Of course, the keys play a mostly backing role and the rest of the band offers plenty of solid musicianship to go around. The production is inevitably cleaner than the old days and new session drummer Kai Hahto (Also of Nightwish) offers more intricate blasts, but the presentation maintains a cold, otherworldly aura that avoids sounding too polished.
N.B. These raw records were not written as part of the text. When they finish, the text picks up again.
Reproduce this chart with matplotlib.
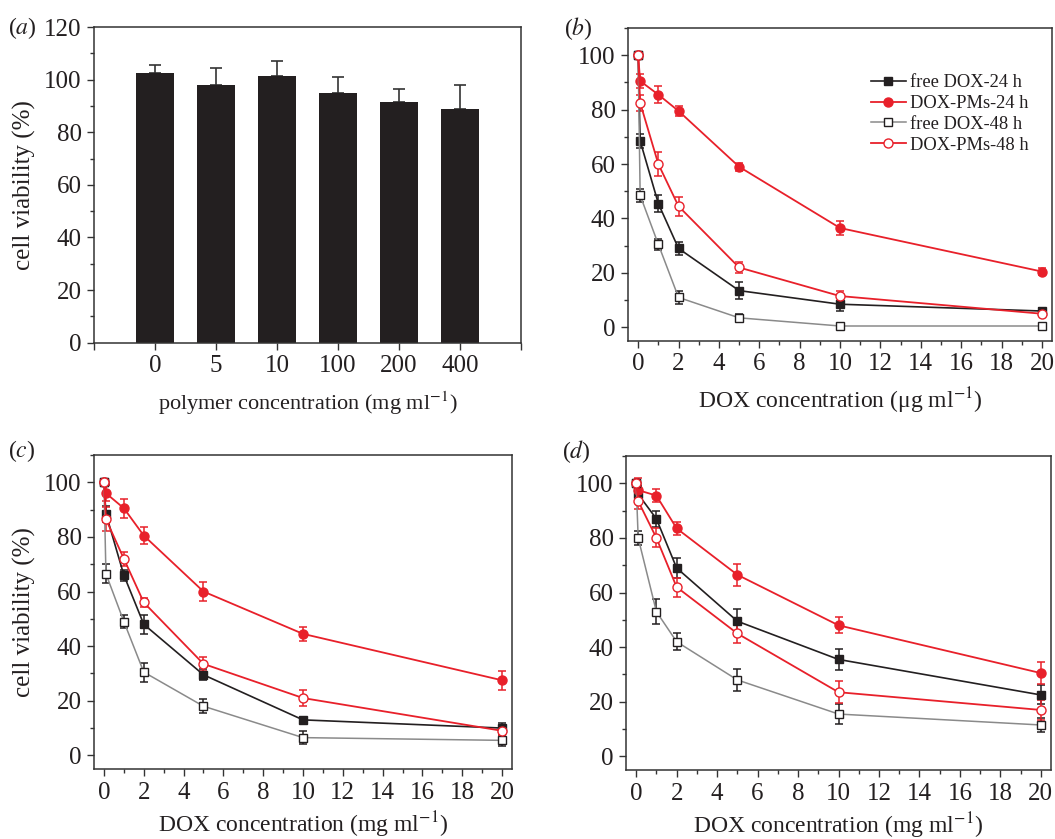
import numpy as np
import matplotlib.pyplot as plt
from matplotlib.ticker import MultipleLocator
from matplotlib.lines import Line2D

plt.rcParams['font.family'] = ['Liberation Serif', 'DejaVu Serif']
plt.rcParams['mathtext.fontset'] = 'stix'

# panel (a): polymer alone
poly_labels = ['0', '5', '10', '100', '200', '400']
poly_viab = [102.5, 98, 101.5, 95, 91.5, 89]
poly_err = [3, 6.5, 5.5, 6, 5, 9]

# DOX concentrations (same for b, c, d)
dox_conc = [0, 0.1, 1, 2, 5, 10, 20]

# panel (b)
b_free24 = [100, 68.5, 45.5, 29, 13.5, 8.5, 6]
b_free24_err = [0, 2.5, 3, 2.5, 3, 2.5, 1]
b_pm24 = [100, 90.5, 85.5, 79.5, 59, 36.5, 20.5]
b_pm24_err = [0, 2.5, 3, 2, 1.5, 2.5, 1.3]
b_free48 = [100, 48.5, 30.5, 11, 3.5, 0.5, 0.5]
b_free48_err = [0, 2.5, 2, 2.5, 1.5, 0.5, 0.5]
b_pm48 = [100, 82.5, 60, 44.5, 22, 11.5, 5]
b_pm48_err = [0, 3, 4.5, 3.5, 2, 2, 0.7]

# panel (c)
c_free24 = [100, 88.5, 66, 48, 29.5, 13, 10]
c_free24_err = [0, 3, 2, 3.5, 2, 1, 2]
c_pm24 = [100, 96, 90.5, 80.5, 60, 44.5, 27.5]
c_pm24_err = [0, 3, 3.5, 3, 3.5, 2.5, 3.5]
c_free48 = [100, 66.5, 49, 30.5, 18, 6.5, 5.5]
c_free48_err = [0, 3.5, 2.5, 3.5, 2.5, 2.5, 2]
c_pm48 = [100, 86.5, 72, 56, 33.5, 21, 9]
c_pm48_err = [0, 4.5, 2.5, 1.5, 2.5, 3, 1.5]

# panel (d)
d_free24 = [100, 96, 87, 69, 49.5, 35.5, 22.5]
d_free24_err = [0, 3, 3, 3.5, 4.5, 4, 3.5]
d_pm24 = [100, 97.5, 95.5, 83.5, 66.5, 48, 30.5]
d_pm24_err = [0, 4.5, 2.5, 2.5, 4, 3, 4]
d_free48 = [100, 80, 53, 42, 28, 15.5, 11.5]
d_free48_err = [0, 2.5, 4.5, 3, 4, 3.5, 2.5]
d_pm48 = [100, 93.5, 80, 62, 45, 23.5, 17]
d_pm48_err = [0, 3, 3.5, 3.5, 3.5, 4, 3.5]

series_names = ['free DOX-24 h', 'DOX-PMs-24 h', 'free DOX-48 h', 'DOX-PMs-48 h']

RED = '#e8202a'
BLK = '#231f20'
GRY = '#8a8a8a'
TXT = '#231f20'

fig = plt.figure(figsize=(10.55, 8.39), dpi=100)
ax_a = fig.add_axes([0.0891, 0.5915, 0.4047, 0.3763])
ax_b = fig.add_axes([0.5953, 0.5936, 0.4019, 0.3731])
ax_c = fig.add_axes([0.0891, 0.0834, 0.3962, 0.3743])
ax_d = fig.add_axes([0.5934, 0.0822, 0.4028, 0.3743])


def style_axis(ax):
    ax.tick_params(which='both', direction='out', top=False, right=False,
                   labelsize=18, color='#333333', labelcolor=TXT)
    ax.tick_params(which='major', length=5, width=1, pad=4)
    ax.tick_params(which='minor', length=3, width=1)
    for sp in ax.spines.values():
        sp.set_linewidth(1.1)
        sp.set_color('#333333')


# (a) bar chart
pos = np.arange(1, len(poly_viab) + 1)
ax_a.bar(pos, poly_viab, width=0.62, color=BLK, zorder=2)
ax_a.errorbar(pos, poly_viab, yerr=[np.zeros(len(poly_err)), poly_err],
              fmt='none', ecolor='#333333', elinewidth=1.2, capsize=4, capthick=1.2, zorder=1)
ax_a.set_xlim(0, 7)
ax_a.set_ylim(0, 120)
ax_a.set_xticks(range(0, 8))
ax_a.set_xticklabels([''] + poly_labels + [''])
ax_a.yaxis.set_major_locator(MultipleLocator(20))
ax_a.yaxis.set_minor_locator(MultipleLocator(10))
style_axis(ax_a)
ax_a.set_ylabel('cell viability (%)', fontsize=18, color=TXT, labelpad=6)
ax_a.set_xlabel('polymer concentration (mg ml$^{-1}$)', fontsize=16, color=TXT, labelpad=9)


def plot_curves(ax, f24, f24e, p24, p24e, f48, f48e, p48, p48e):
    kw = dict(capsize=3, capthick=1.1, elinewidth=1.1)
    ax.errorbar(dox_conc, f24, yerr=f24e, color=BLK, lw=1.2, marker='s', ms=5.5,
                mfc=BLK, mec=BLK, **kw)
    ax.errorbar(dox_conc, p24, yerr=p24e, color=RED, lw=1.3, marker='o', ms=6.5,
                mfc=RED, mec=RED, **kw)
    ax.errorbar(dox_conc, f48, yerr=f48e, color=GRY, lw=1.1, marker='s', ms=5.5,
                mfc='white', mec=BLK, ecolor=BLK, **kw)
    ax.errorbar(dox_conc, p48, yerr=p48e, color=RED, lw=1.3, marker='o', ms=6.5,
                mfc='white', mec=RED, **kw)
    ax.set_xlim(-0.5, 20.5)
    ax.set_ylim(-5, 110)
    ax.xaxis.set_major_locator(MultipleLocator(2))
    ax.xaxis.set_minor_locator(MultipleLocator(1))
    ax.yaxis.set_major_locator(MultipleLocator(20))
    ax.yaxis.set_minor_locator(MultipleLocator(10))
    style_axis(ax)


plot_curves(ax_b, b_free24, b_free24_err, b_pm24, b_pm24_err,
            b_free48, b_free48_err, b_pm48, b_pm48_err)
plot_curves(ax_c, c_free24, c_free24_err, c_pm24, c_pm24_err,
            c_free48, c_free48_err, c_pm48, c_pm48_err)
plot_curves(ax_d, d_free24, d_free24_err, d_pm24, d_pm24_err,
            d_free48, d_free48_err, d_pm48, d_pm48_err)

ax_b.set_xlabel('DOX concentration (μg ml$^{-1}$)', fontsize=17, color=TXT, labelpad=7)
ax_c.set_xlabel('DOX concentration (mg ml$^{-1}$)', fontsize=17, color=TXT, labelpad=4)
ax_d.set_xlabel('DOX concentration (mg ml$^{-1}$)', fontsize=17, color=TXT, labelpad=4)
ax_c.set_ylabel('cell viability (%)', fontsize=18, color=TXT, labelpad=6)

# legend handles without error bars
handles = [
    Line2D([], [], color=BLK, lw=1.2, marker='s', ms=5.5, mfc=BLK, mec=BLK),
    Line2D([], [], color=RED, lw=1.3, marker='o', ms=6.5, mfc=RED, mec=RED),
    Line2D([], [], color=GRY, lw=1.1, marker='s', ms=5.5, mfc='white', mec=BLK),
    Line2D([], [], color=RED, lw=1.3, marker='o', ms=6.5, mfc=RED if False else 'white', mec=RED),
]
ax_b.legend(handles, series_names, loc='upper left', bbox_to_anchor=(0.555, 0.875),
            frameon=False, fontsize=13.3, handlelength=1.9, handletextpad=0.25,
            labelspacing=0.2, borderaxespad=0, labelcolor=TXT)

# panel letters
for letter, x, y in [('a', 0.008, 0.966), ('b', 0.535, 0.966),
                     ('c', 0.008, 0.462), ('d', 0.533, 0.462)]:
    fig.text(x, y, '(' + r'$\it{' + letter + '}$' + ')', fontsize=17, va='center', color=TXT)

fig.savefig('out.png', dpi=100)
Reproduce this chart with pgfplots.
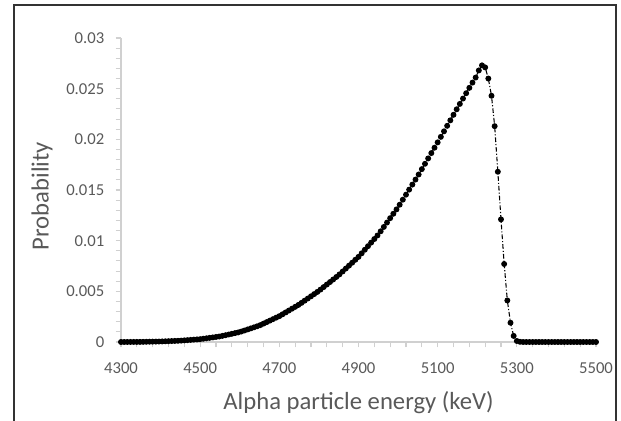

The guitars put in razor sharp patterns with occasionally chunky rhythms and the vocals feature the returning mix of standard shrieks and drunkenly bellowing cleans.


The songwriting also adheres to the band’s mix of melody and brutality, even pushing it forward to further extents than before. ‘Murktide And Midnight Sun’ is driven by predominately clean vocals and a straightforward structure while the piano trills on ‘Where We Dwell’ have a playful edge that throws back to the days of , albeit applied to a completely different genre. ‘In Thrall To Ironskull’s Heart’ is taken straight out of the late-era Bathory playbook, boasting an introspective acoustic beginning that transitions into a triumphant march that would’ve fit right in on Nordland. Fortunately, tracks like the opening ‘Name The Dead’ and ‘Massacre’ balance things out with more orthodox Black Metal violence.

Overall, Darkwoods My Betrothed’s comeback album is an incredibly pleasant surprise. One could certainly expect something serviceable to come from musicians of this pedigree even with the decades long silence, but the musicians clearly had fun making it and it’s fun to hear them reach back to a side of themselves that hasn’t been seen in a very long time, especially Holopainen. It’s a strong enough entry points for newer listeners and old school fans should enjoy the homecoming. Who knows if their schedules will be clear enough to give this another chance?